MCP TOOL SERVER LAUNCH CHECKLIST (V1)

Goal: ship a small MCP tool surface that agents can use safely and reliably. This is not a “chat feature.” Treat it like an external interface with security, audit, and failure handling.

1) Choose the first tools
- Pick 3–5 tools tied to high-frequency user intent (the stuff users do every day).
- Prefer actions that are either read-only or easily reversible.
- Write a one-line contract for each tool: verb + object + constraints (e.g., “create_support_ticket with required customer_id and category enum”).

2) Define strict schemas
- Use explicit JSON schemas for every tool input and output.
- Make risky parameters enums (reason codes, action types) instead of free text.
- Define error shapes (invalid_input, not_authorized, not_found, conflict, rate_limited) so clients can react deterministically.

3) Authorization and scopes
- Map scopes to business actions (refund, publish, rotate_key), not generic read/write.
- Default to least privilege: per-tool, per-workspace, and ideally per-resource scopes.
- Decide how user identity is passed into tool calls and how you bind it to your existing RBAC.

4) Idempotency and retries
- Assume retries happen. Require a request_id for every mutating tool.
- Make create actions idempotent (create_or_get patterns where possible).
- Protect against duplicate side effects (double refunds, duplicate emails, duplicate provisioning).

5) Human approval path
- For irreversible or high-risk actions, require an approval tool step.
- Define who can approve (role) and what gets shown (diff, context, reason).
- Log the approval event separately from the execution event.

6) Logging and audit
- Persist tool name, actor identity, parameters (with redaction rules), result, timestamp.
- Keep an audit view an admin can export (even if it’s basic at first).
- Add correlation IDs that tie tool calls to backend events.
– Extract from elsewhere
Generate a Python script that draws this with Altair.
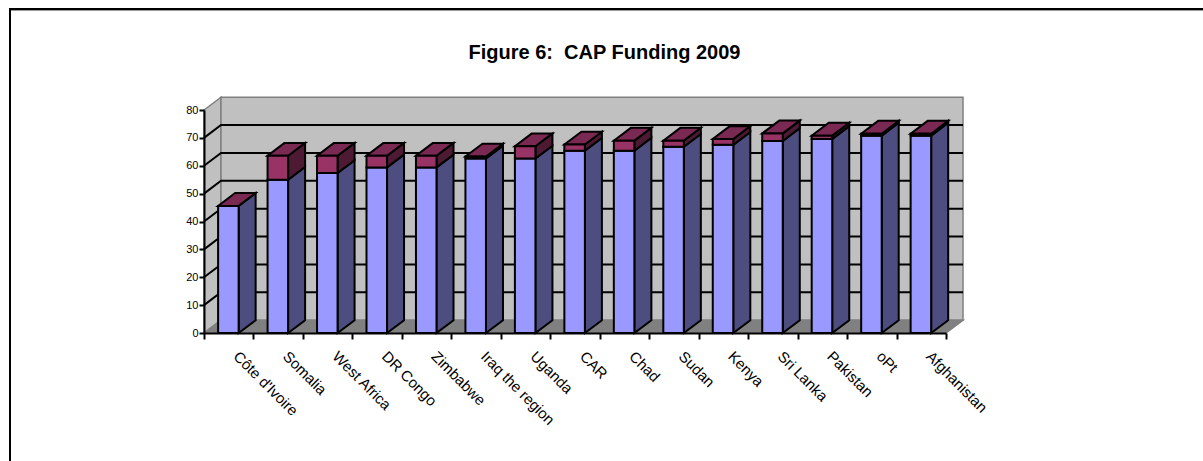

7) Safety and data handling
- Decide what data can be returned to the model. Redact secrets by default.
- Add server-side limits: rate limits per user/workspace; payload size limits.
- Build a “deny by policy” response that is clear and machine-readable.

8) Rollout plan
- Start with a closed beta: internal users, then design partners.
- Ship read-only tools first if your system-of-record risk is high.
- Add a kill switch: disable a tool or an entire workspace quickly.

9) Test strategy
- Unit test input validation and policy decisions.
- Integration test idempotency under retry storms.
- Create a small suite of “agent abuse” tests (invalid params, missing fields, repeated calls).

Definition of done for V1: 3–5 tools with strict schemas, enforced auth, idempotency for writes, approval gating where needed, and auditable logs—running in production with a kill switch.